***** DATA SECTION

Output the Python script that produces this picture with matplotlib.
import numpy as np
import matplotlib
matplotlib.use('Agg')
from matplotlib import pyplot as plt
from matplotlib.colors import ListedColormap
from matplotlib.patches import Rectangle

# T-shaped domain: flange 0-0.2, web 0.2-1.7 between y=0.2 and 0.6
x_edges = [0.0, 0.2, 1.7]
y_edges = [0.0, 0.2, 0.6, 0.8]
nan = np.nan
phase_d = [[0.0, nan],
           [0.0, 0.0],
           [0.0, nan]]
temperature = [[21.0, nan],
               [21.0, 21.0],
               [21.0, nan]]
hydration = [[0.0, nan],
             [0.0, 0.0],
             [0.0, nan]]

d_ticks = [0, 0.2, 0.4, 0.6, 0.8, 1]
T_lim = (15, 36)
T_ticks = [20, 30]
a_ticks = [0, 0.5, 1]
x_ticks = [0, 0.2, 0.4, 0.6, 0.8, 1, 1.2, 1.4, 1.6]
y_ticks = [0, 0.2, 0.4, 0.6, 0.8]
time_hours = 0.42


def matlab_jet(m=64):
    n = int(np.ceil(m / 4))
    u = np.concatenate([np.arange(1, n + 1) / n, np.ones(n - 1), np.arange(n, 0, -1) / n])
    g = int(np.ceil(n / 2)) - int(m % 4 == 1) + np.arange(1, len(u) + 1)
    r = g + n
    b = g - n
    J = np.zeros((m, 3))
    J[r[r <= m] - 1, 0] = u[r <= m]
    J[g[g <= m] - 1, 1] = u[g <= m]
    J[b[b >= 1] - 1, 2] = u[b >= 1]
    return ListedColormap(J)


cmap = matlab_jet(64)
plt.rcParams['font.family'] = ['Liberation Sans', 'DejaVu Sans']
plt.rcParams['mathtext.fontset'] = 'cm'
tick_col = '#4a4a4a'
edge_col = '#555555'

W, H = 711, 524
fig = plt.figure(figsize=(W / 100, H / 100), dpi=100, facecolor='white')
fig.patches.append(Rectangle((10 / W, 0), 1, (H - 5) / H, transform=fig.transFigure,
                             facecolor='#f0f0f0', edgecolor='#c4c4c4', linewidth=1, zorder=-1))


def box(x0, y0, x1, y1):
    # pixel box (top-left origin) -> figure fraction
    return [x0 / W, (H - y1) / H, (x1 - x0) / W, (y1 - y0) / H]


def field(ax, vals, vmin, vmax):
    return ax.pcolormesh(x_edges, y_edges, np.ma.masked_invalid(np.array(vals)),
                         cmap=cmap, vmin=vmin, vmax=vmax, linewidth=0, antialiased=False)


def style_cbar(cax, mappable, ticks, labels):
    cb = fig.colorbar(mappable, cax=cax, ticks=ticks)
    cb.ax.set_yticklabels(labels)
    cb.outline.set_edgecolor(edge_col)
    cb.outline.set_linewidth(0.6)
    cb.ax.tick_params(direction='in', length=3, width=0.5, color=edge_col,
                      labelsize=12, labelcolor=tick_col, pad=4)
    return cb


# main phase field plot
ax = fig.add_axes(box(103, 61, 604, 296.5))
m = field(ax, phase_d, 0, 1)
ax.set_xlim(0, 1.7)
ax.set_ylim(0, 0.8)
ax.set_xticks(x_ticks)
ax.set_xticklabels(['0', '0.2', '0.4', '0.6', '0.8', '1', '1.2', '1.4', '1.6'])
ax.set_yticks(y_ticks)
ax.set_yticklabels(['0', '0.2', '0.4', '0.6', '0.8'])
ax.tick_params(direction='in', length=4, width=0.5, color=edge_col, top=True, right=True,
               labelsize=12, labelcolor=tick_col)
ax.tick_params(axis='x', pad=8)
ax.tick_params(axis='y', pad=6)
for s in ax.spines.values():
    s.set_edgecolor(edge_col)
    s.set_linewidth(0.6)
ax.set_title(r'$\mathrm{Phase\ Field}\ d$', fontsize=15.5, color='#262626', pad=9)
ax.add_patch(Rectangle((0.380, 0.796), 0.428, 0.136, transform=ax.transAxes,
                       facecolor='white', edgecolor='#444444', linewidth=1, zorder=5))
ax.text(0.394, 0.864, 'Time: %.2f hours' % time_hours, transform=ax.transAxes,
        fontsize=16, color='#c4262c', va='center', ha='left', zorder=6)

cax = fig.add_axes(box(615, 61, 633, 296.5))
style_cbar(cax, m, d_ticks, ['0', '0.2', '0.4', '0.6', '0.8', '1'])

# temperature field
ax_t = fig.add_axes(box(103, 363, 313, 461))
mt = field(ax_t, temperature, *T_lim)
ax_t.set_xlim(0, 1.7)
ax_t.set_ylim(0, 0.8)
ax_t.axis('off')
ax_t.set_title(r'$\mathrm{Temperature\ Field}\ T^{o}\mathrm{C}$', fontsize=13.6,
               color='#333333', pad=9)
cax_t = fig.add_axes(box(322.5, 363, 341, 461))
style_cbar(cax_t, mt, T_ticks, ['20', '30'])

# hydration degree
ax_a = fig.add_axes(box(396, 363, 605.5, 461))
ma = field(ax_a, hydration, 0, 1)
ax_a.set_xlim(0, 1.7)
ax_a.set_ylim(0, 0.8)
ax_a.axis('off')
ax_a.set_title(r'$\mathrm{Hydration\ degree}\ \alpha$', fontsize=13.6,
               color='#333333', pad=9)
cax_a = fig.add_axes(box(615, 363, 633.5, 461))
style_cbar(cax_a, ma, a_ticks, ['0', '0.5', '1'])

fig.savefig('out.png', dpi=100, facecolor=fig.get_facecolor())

**********

# [EXERCISE GOAL]
Retype the data exactly as given.

# [TASK SOLUTION]
Output the Python script that produces this picture with matplotlib.
import numpy as np
import matplotlib
matplotlib.use('Agg')
from matplotlib import pyplot as plt
from matplotlib.colors import ListedColormap
from matplotlib.patches import Rectangle

# T-shaped domain: flange 0-0.2, web 0.2-1.7 between y=0.2 and 0.6
x_edges = [0.0, 0.2, 1.7]
y_edges = [0.0, 0.2, 0.6, 0.8]
nan = np.nan
phase_d = [[0.0, nan],
           [0.0, 0.0],
           [0.0, nan]]
temperature = [[21.0, nan],
               [21.0, 21.0],
               [21.0, nan]]
hydration = [[0.0, nan],
             [0.0, 0.0],
             [0.0, nan]]

d_ticks = [0, 0.2, 0.4, 0.6, 0.8, 1]
T_lim = (15, 36)
T_ticks = [20, 30]
a_ticks = [0, 0.5, 1]
x_ticks = [0, 0.2, 0.4, 0.6, 0.8, 1, 1.2, 1.4, 1.6]
y_ticks = [0, 0.2, 0.4, 0.6, 0.8]
time_hours = 0.42


def matlab_jet(m=64):
    n = int(np.ceil(m / 4))
    u = np.concatenate([np.arange(1, n + 1) / n, np.ones(n - 1), np.arange(n, 0, -1) / n])
    g = int(np.ceil(n / 2)) - int(m % 4 == 1) + np.arange(1, len(u) + 1)
    r = g + n
    b = g - n
    J = np.zeros((m, 3))
    J[r[r <= m] - 1, 0] = u[r <= m]
    J[g[g <= m] - 1, 1] = u[g <= m]
    J[b[b >= 1] - 1, 2] = u[b >= 1]
    return ListedColormap(J)


cmap = matlab_jet(64)
plt.rcParams['font.family'] = ['Liberation Sans', 'DejaVu Sans']
plt.rcParams['mathtext.fontset'] = 'cm'
tick_col = '#4a4a4a'
edge_col = '#555555'

W, H = 711, 524
fig = plt.figure(figsize=(W / 100, H / 100), dpi=100, facecolor='white')
fig.patches.append(Rectangle((10 / W, 0), 1, (H - 5) / H, transform=fig.transFigure,
                             facecolor='#f0f0f0', edgecolor='#c4c4c4', linewidth=1, zorder=-1))


def box(x0, y0, x1, y1):
    # pixel box (top-left origin) -> figure fraction
    return [x0 / W, (H - y1) / H, (x1 - x0) / W, (y1 - y0) / H]


def field(ax, vals, vmin, vmax):
    return ax.pcolormesh(x_edges, y_edges, np.ma.masked_invalid(np.array(vals)),
                         cmap=cmap, vmin=vmin, vmax=vmax, linewidth=0, antialiased=False)


def style_cbar(cax, mappable, ticks, labels):
    cb = fig.colorbar(mappable, cax=cax, ticks=ticks)
    cb.ax.set_yticklabels(labels)
    cb.outline.set_edgecolor(edge_col)
    cb.outline.set_linewidth(0.6)
    cb.ax.tick_params(direction='in', length=3, width=0.5, color=edge_col,
                      labelsize=12, labelcolor=tick_col, pad=4)
    return cb


# main phase field plot
ax = fig.add_axes(box(103, 61, 604, 296.5))
m = field(ax, phase_d, 0, 1)
ax.set_xlim(0, 1.7)
ax.set_ylim(0, 0.8)
ax.set_xticks(x_ticks)
ax.set_xticklabels(['0', '0.2', '0.4', '0.6', '0.8', '1', '1.2', '1.4', '1.6'])
ax.set_yticks(y_ticks)
ax.set_yticklabels(['0', '0.2', '0.4', '0.6', '0.8'])
ax.tick_params(direction='in', length=4, width=0.5, color=edge_col, top=True, right=True,
               labelsize=12, labelcolor=tick_col)
ax.tick_params(axis='x', pad=8)
ax.tick_params(axis='y', pad=6)
for s in ax.spines.values():
    s.set_edgecolor(edge_col)
    s.set_linewidth(0.6)
ax.set_title(r'$\mathrm{Phase\ Field}\ d$', fontsize=15.5, color='#262626', pad=9)
ax.add_patch(Rectangle((0.380, 0.796), 0.428, 0.136, transform=ax.transAxes,
                       facecolor='white', edgecolor='#444444', linewidth=1, zorder=5))
ax.text(0.394, 0.864, 'Time: %.2f hours' % time_hours, transform=ax.transAxes,
        fontsize=16, color='#c4262c', va='center', ha='left', zorder=6)

cax = fig.add_axes(box(615, 61, 633, 296.5))
style_cbar(cax, m, d_ticks, ['0', '0.2', '0.4', '0.6', '0.8', '1'])

# temperature field
ax_t = fig.add_axes(box(103, 363, 313, 461))
mt = field(ax_t, temperature, *T_lim)
ax_t.set_xlim(0, 1.7)
ax_t.set_ylim(0, 0.8)
ax_t.axis('off')
ax_t.set_title(r'$\mathrm{Temperature\ Field}\ T^{o}\mathrm{C}$', fontsize=13.6,
               color='#333333', pad=9)
cax_t = fig.add_axes(box(322.5, 363, 341, 461))
style_cbar(cax_t, mt, T_ticks, ['20', '30'])

# hydration degree
ax_a = fig.add_axes(box(396, 363, 605.5, 461))
ma = field(ax_a, hydration, 0, 1)
ax_a.set_xlim(0, 1.7)
ax_a.set_ylim(0, 0.8)
ax_a.axis('off')
ax_a.set_title(r'$\mathrm{Hydration\ degree}\ \alpha$', fontsize=13.6,
               color='#333333', pad=9)
cax_a = fig.add_axes(box(615, 363, 633.5, 461))
style_cbar(cax_a, ma, a_ticks, ['0', '0.5', '1'])

fig.savefig('out.png', dpi=100, facecolor=fig.get_facecolor())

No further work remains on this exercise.